▶ [Your task]: Pick out each line below containing "code".

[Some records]
______
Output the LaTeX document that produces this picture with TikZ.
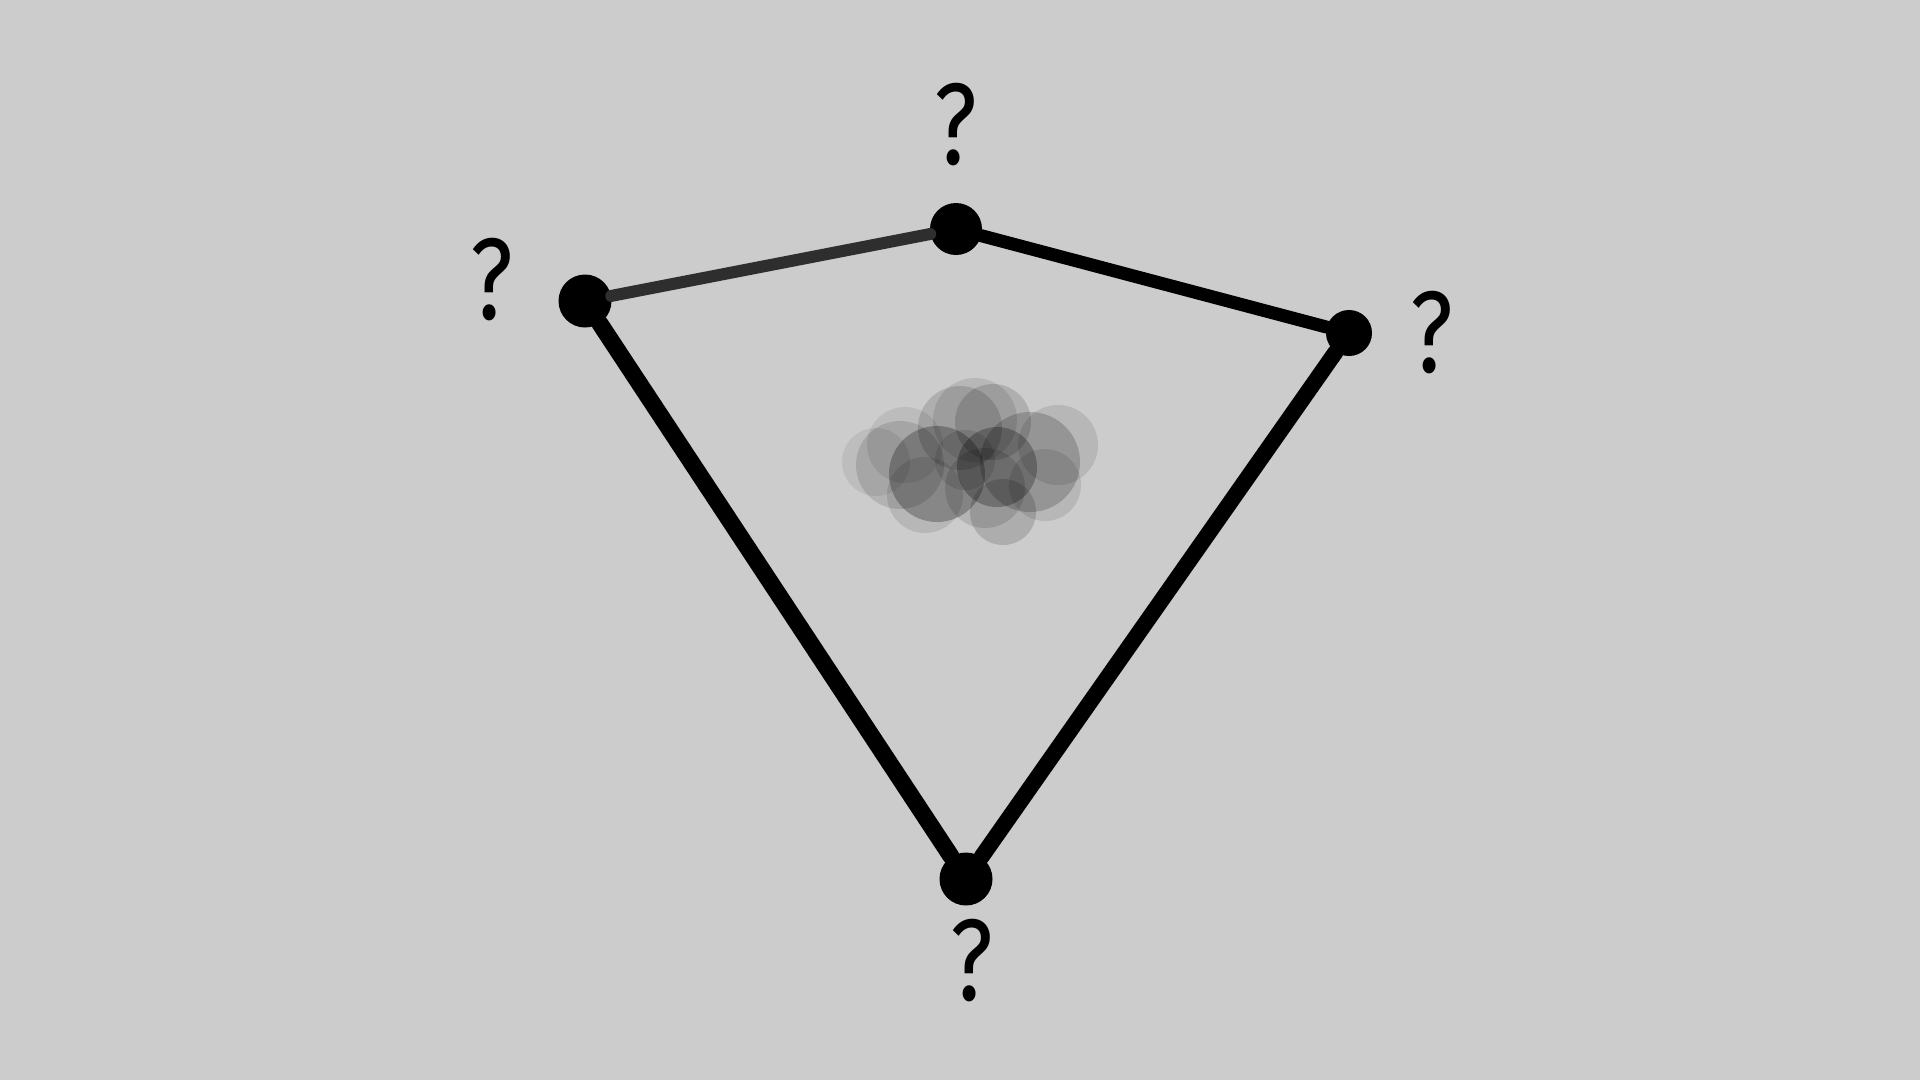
\documentclass[tikz,border=0pt]{standalone}
\usepackage{fontspec}
\usepackage{tikz}
\usetikzlibrary{positioning}
\newfontfamily\qfont{Fira Sans}
\definecolor{bgray}{gray}{0.8}

\begin{document}
\begin{tikzpicture}[x=1pt, y=-1pt,
    corner/.style={circle, fill=black, inner sep=0pt, minimum size=#1},
    qmark/.style={inner sep=0pt, xscale=0.8, font=\qfont\fontsize{116}{116}\selectfont},
    edge/.style={line width=#1, line cap=round}]
    \fill[bgray] (0,0) rectangle (1920,1080);

    % the fuzzy blob in the middle
    \foreach \cx/\cy/\r/\o in {876/462/34/0.07, 905/445/38/0.08, 900/465/44/0.12,
        925/495/38/0.10, 975/420/42/0.10, 960/428/42/0.14, 993/422/38/0.14,
        1058/445/40/0.10, 1045/485/36/0.10, 1030/462/50/0.18, 985/488/40/0.12,
        1003/512/33/0.15, 937/474/48/0.26, 997/467/40/0.26, 965/460/30/0.10}
      \fill[black, fill opacity=\o] (\cx,\cy) circle (\r);

    \node (l) [corner=53pt] at (585,301) {};
    \node (t) [corner=52pt] at (956,229) {};
    \node (r) [corner=46pt] at (1349,333) {};
    \node (b) [corner=53pt] at (966,879) {};

    \draw [edge=12pt, black!82] (l) -- (t);
    \draw [edge=13pt] (t) -- (r);
    \draw [edge=16pt] (r) -- (b);
    \draw [edge=17pt] (b) -- (l);

    \node (ql) [qmark, left=45pt of l, yshift=21pt] {?};
    \node (qt) [qmark, above=37pt of t] {?};
    \node (qr) [qmark, right=38pt of r] {?};
    \node (qb) [qmark, below=13pt of b, xshift=7pt] {?};
\end{tikzpicture}
\end{document}
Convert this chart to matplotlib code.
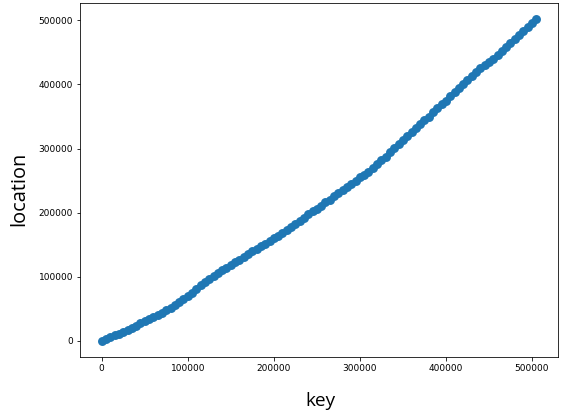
import matplotlib
matplotlib.use('Agg')
import matplotlib.pyplot as plt

# key -> location
keys = [0, 5000, 10000, 15000, 20000, 25000, 30000, 35000, 40000, 45000,
        50000, 55000, 60000, 65000, 70000, 75000, 80000, 85000, 90000, 95000,
        100000, 105000, 110000, 115000, 120000, 125000, 130000, 135000, 140000, 145000,
        150000, 155000, 160000, 165000, 170000, 175000, 180000, 185000, 190000, 195000,
        200000, 205000, 210000, 215000, 220000, 225000, 230000, 235000, 240000, 245000,
        250000, 255000, 260000, 265000, 270000, 275000, 280000, 285000, 290000, 295000,
        300000, 305000, 310000, 315000, 320000, 325000, 330000, 335000, 340000, 345000,
        350000, 355000, 360000, 365000, 370000, 375000, 380000, 385000, 390000, 395000,
        400000, 405000, 410000, 415000, 420000, 425000, 430000, 435000, 440000, 445000,
        450000, 455000, 460000, 465000, 470000, 475000, 480000, 485000, 490000, 495000,
        500000, 505000]
locations = [0, 3000, 5500, 8500, 11000, 14000, 17500, 19500, 24000, 27500,
             31000, 34000, 37500, 40500, 44000, 48000, 52000, 56500, 61000, 65500,
             70000, 75500, 81000, 87000, 92500, 97000, 101000, 105500, 110000, 114000,
             118000, 122500, 127000, 131000, 135000, 139500, 143500, 147500, 151500, 155500,
             160000, 164000, 168500, 172500, 177000, 182000, 187500, 192500, 197500, 202500,
             206500, 211000, 216000, 220500, 225500, 230500, 235500, 240000, 245000, 250000,
             255000, 259500, 264000, 269500, 275500, 281500, 287500, 294000, 300500, 306500,
             313000, 319000, 325500, 332000, 338000, 344000, 350000, 356500, 363000, 369000,
             375000, 381500, 388000, 394500, 401000, 407000, 413000, 419000, 425000, 430000,
             435500, 440500, 446000, 452000, 458500, 464500, 470500, 477000, 483500, 490000,
             496000, 502000]

fig = plt.figure(figsize=(562 / 72, 418 / 72), dpi=72, facecolor='w')
ax = fig.add_axes([0.1423, 0.1459, 0.8506, 0.8469])

ax.scatter(keys, locations, s=80, color='#1f77b4', linewidths=0)

ax.set_xlabel('key', fontsize=19, family='Open Sans')
ax.set_ylabel('location', fontsize=20, family='Open Sans')
ax.tick_params(labelsize=9)
# label anchors measured in pixels on the reference
ax.xaxis.set_label_coords((320 - 80) / 478, (357 - 392) / 354)
ax.yaxis.set_label_coords((29 - 80) / 478, (357 - 189) / 354)

fig.savefig('out.png', dpi=72)
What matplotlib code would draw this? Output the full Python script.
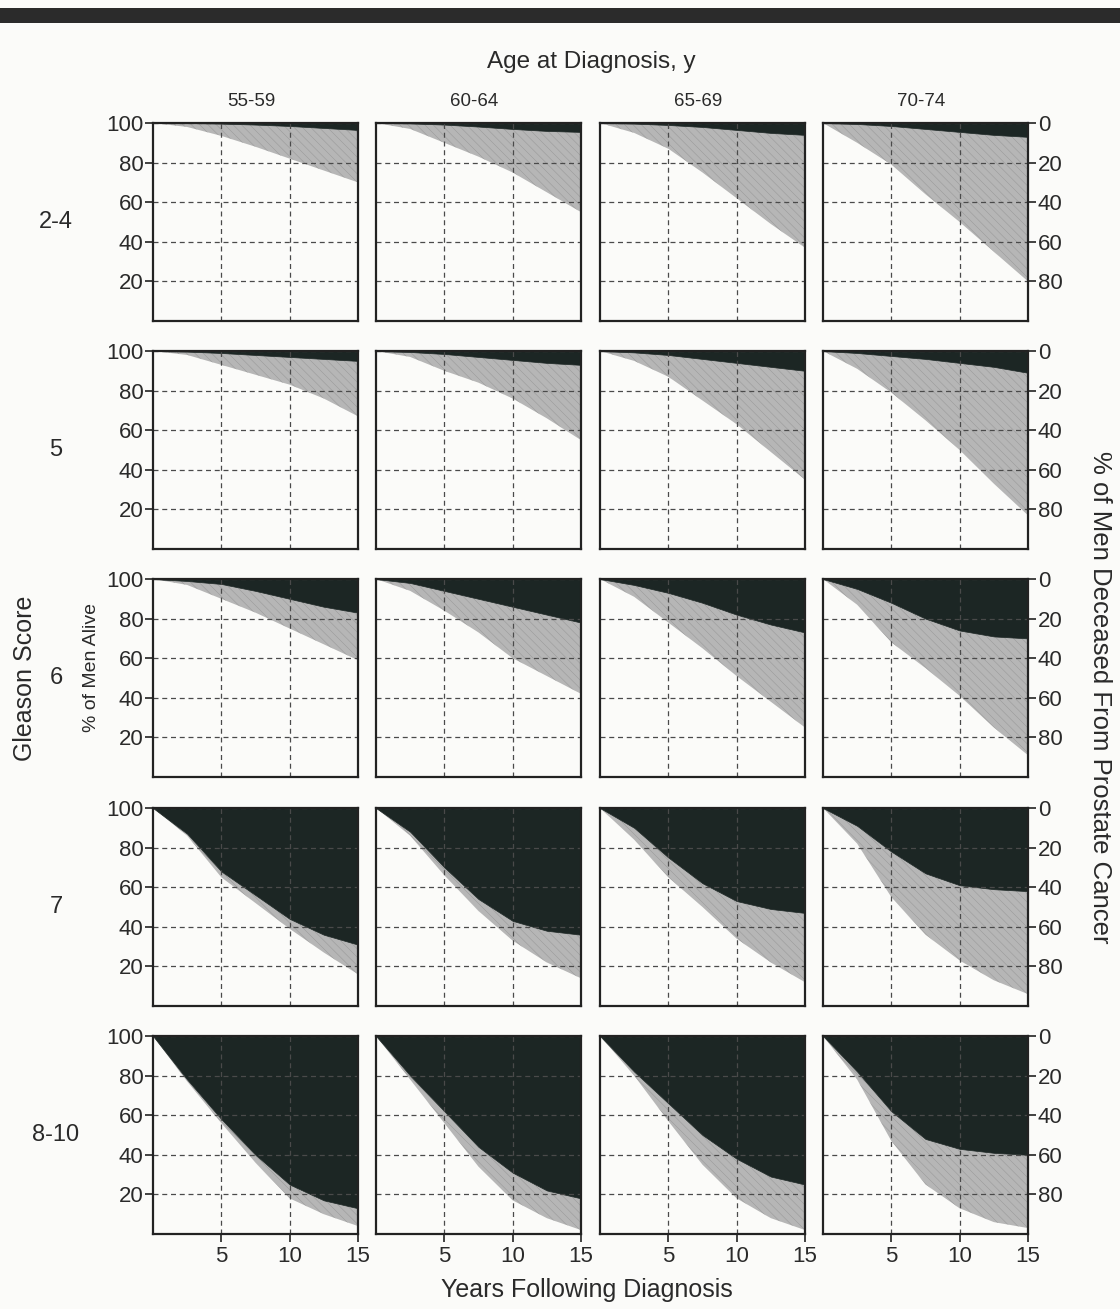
# -*- coding: utf-8 -*-
"""Survival bands by Gleason score and age at diagnosis (5 x 4 small multiples)."""

import matplotlib

matplotlib.use("Agg")
import matplotlib.pyplot as plt
from matplotlib.patches import Rectangle

plt.rcParams["font.family"] = ["Liberation Sans", "DejaVu Sans"]
plt.rcParams["hatch.linewidth"] = 0.35

# ==================== Data ====================
YEARS = [0, 2.5, 5, 7.5, 10, 12.5, 15]
AGE_GROUPS = ["55-59", "60-64", "65-69", "70-74"]
GLEASON_GROUPS = ["2-4", "5", "6", "7", "8-10"]

# % of men alive (lower edge of the gray band), one list per age group
ALIVE_G24 = [
    [100, 98, 93.5, 88, 82, 76, 70],
    [100, 97, 90, 83, 75, 65, 55],
    [100, 95, 87, 75, 62, 49, 37],
    [100, 90, 79, 64, 50, 35, 20],
]
ALIVE_G5 = [
    [100, 98, 93, 88, 83, 76, 67],
    [100, 97, 90, 84, 76, 66, 55],
    [100, 95, 87, 75, 63, 49, 35],
    [100, 91, 79, 65, 50, 33, 17],
]
ALIVE_G6 = [
    [100, 97, 90, 83, 75, 67, 59],
    [100, 94, 84, 73, 60, 51, 42],
    [100, 91, 78, 65, 51, 38, 25],
    [100, 87, 68, 55, 41, 25, 11],
]
ALIVE_G7 = [
    [100, 86, 65, 52, 39, 27, 16],
    [100, 86, 66, 48, 33, 22, 14],
    [100, 84, 65, 50, 34, 22, 12],
    [100, 82, 55, 36, 23, 13, 6],
]
ALIVE_G810 = [
    [100, 77, 56, 36, 18, 10, 4],
    [100, 78, 56, 34, 17, 8, 2],
    [100, 80, 57, 35, 18, 8, 2],
    [100, 78, 47, 25, 13, 6, 3],
]

# % of men deceased from prostate cancer (black area, read on right axis)
PCA_DEAD_G24 = [
    [0, 0, 0.3, 0.8, 1.5, 2.5, 3.5],
    [0, 0.2, 0.8, 1.8, 3, 4, 4.5],
    [0, 0.3, 1, 2, 3.5, 5, 6],
    [0, 0.5, 1.5, 3, 4.5, 6, 7],
]
PCA_DEAD_G5 = [
    [0, 0.3, 1, 2, 3, 4, 5],
    [0, 0.5, 1.5, 3, 4.5, 6, 7],
    [0, 0.7, 2, 4, 6, 8, 10],
    [0, 1, 2.5, 4, 6, 8, 11],
]
PCA_DEAD_G6 = [
    [0, 1, 2.5, 6, 10, 14, 17],
    [0, 2, 6, 10, 14, 18, 22],
    [0, 3, 7, 12, 18, 23, 27],
    [0, 5, 12, 20, 26, 29, 30],
]
PCA_DEAD_G7 = [
    [0, 13, 32, 44, 56, 64, 69],
    [0, 12, 30, 46, 57, 62, 64],
    [0, 10, 25, 38, 47, 51, 53],
    [0, 9, 22, 33, 39, 41, 42],
]
PCA_DEAD_G810 = [
    [0, 22, 42, 60, 75, 83, 87],
    [0, 20, 38, 56, 69, 78, 82],
    [0, 18, 34, 50, 62, 71, 75],
    [0, 18, 38, 52, 57, 59, 60],
]

ALIVE_ROWS = [ALIVE_G24, ALIVE_G5, ALIVE_G6, ALIVE_G7, ALIVE_G810]
PCA_ROWS = [PCA_DEAD_G24, PCA_DEAD_G5, PCA_DEAD_G6, PCA_DEAD_G7, PCA_DEAD_G810]

X_TICKS = [5, 10, 15]
Y_TICKS = [20, 40, 60, 80, 100]
# ===============================================

W, H = 1120, 1309
PANEL_LEFTS = [153, 376, 600, 823]
PANEL_TOPS = [123, 351, 579, 808, 1036]
PANEL_W, PANEL_H = 205, 198

BG = "#fbfbf9"
GRAY = "#b6b6b6"
HATCH_C = "#979797"
BLACK = "#1c2624"
TEXT_C = "#2a2a2a"
GRID_C = "#4a4a4a"


def fx(px):
    return px / W


def fy(py):
    return 1 - py / H


def draw_panel(ax, alive, pca_dead, row, col):
    upper = [100 - d for d in pca_dead]
    ax.set_facecolor(BG)
    ax.fill_between(YEARS, alive, upper, facecolor=GRAY, edgecolor=HATCH_C,
                    hatch="\\\\\\\\", linewidth=0, zorder=1)
    ax.fill_between(YEARS, upper, 100, facecolor=BLACK, edgecolor=BLACK,
                    linewidth=0.5, zorder=2)
    ax.set_xlim(0, 15)
    ax.set_ylim(0, 100)
    ax.set_xticks(X_TICKS)
    ax.set_yticks(Y_TICKS)
    ax.grid(True, color=GRID_C, linestyle=(0, (4, 3)), linewidth=0.9, zorder=3)
    ax.set_axisbelow(False)
    for sp in ax.spines.values():
        sp.set_linewidth(1.6)
        sp.set_color("#222222")
        sp.set_zorder(4)

    ax.tick_params(direction="out", length=6, width=1.2, color="#222222",
                   labelsize=16, labelcolor=TEXT_C, pad=1)
    last_row = row == len(GLEASON_GROUPS) - 1
    ax.tick_params(axis="x", bottom=last_row, labelbottom=last_row, pad=3)
    if col == 0:
        ax.tick_params(axis="y", left=True, labelleft=True, right=False)
    elif col == len(AGE_GROUPS) - 1:
        ax.tick_params(axis="y", left=False, labelleft=False,
                       right=True, labelright=True)
        ax.set_yticklabels([str(100 - t) for t in Y_TICKS])
    else:
        ax.tick_params(axis="y", left=False, labelleft=False)


def main():
    fig = plt.figure(figsize=(W / 100, H / 100), dpi=100)
    fig.patch.set_facecolor(BG)

    # dark rule across the top of the page
    fig.add_artist(Rectangle((0, fy(23)), 1, 15 / H, transform=fig.transFigure,
                             facecolor="#2b2b2b", edgecolor="none"))

    for r, (alive_row, pca_row) in enumerate(zip(ALIVE_ROWS, PCA_ROWS)):
        for c in range(len(AGE_GROUPS)):
            ax = fig.add_axes([fx(PANEL_LEFTS[c]), fy(PANEL_TOPS[r] + PANEL_H),
                               fx(PANEL_W), PANEL_H / H])
            draw_panel(ax, alive_row[c], pca_row[c], r, c)

    for c, label in enumerate(AGE_GROUPS):
        fig.text(fx(PANEL_LEFTS[c] + PANEL_W / 2 - 4), fy(102), label,
                 ha="center", va="center", fontsize=13.5, color=TEXT_C)
    for r, label in enumerate(GLEASON_GROUPS):
        fig.text(fx(56), fy(PANEL_TOPS[r] + PANEL_H / 2), label, ha="center",
                 va="center", fontsize=17, color=TEXT_C)

    fig.text(fx(591), fy(62), "Age at Diagnosis, y", ha="center", va="center",
             fontsize=17.5, color=TEXT_C)
    fig.text(fx(587), fy(1290), "Years Following Diagnosis", ha="center",
             va="center", fontsize=18, color=TEXT_C)
    fig.text(fx(25), fy(678), "Gleason Score", ha="center", va="center",
             rotation=90, fontsize=18, color=TEXT_C)
    fig.text(fx(91), fy(667), "% of Men Alive", ha="center", va="center",
             rotation=90, fontsize=14, color=TEXT_C)
    fig.text(fx(1100), fy(697), "% of Men Deceased From Prostate Cancer",
             ha="center", va="center", rotation=270, fontsize=18.5,
             color=TEXT_C)

    fig.savefig("out.png", dpi=100, facecolor=BG)
    plt.close(fig)


if __name__ == "__main__":
    main()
______
▶ [Full output]:
Convert this chart to matplotlib code.
What matplotlib code would draw this? Output the full Python script.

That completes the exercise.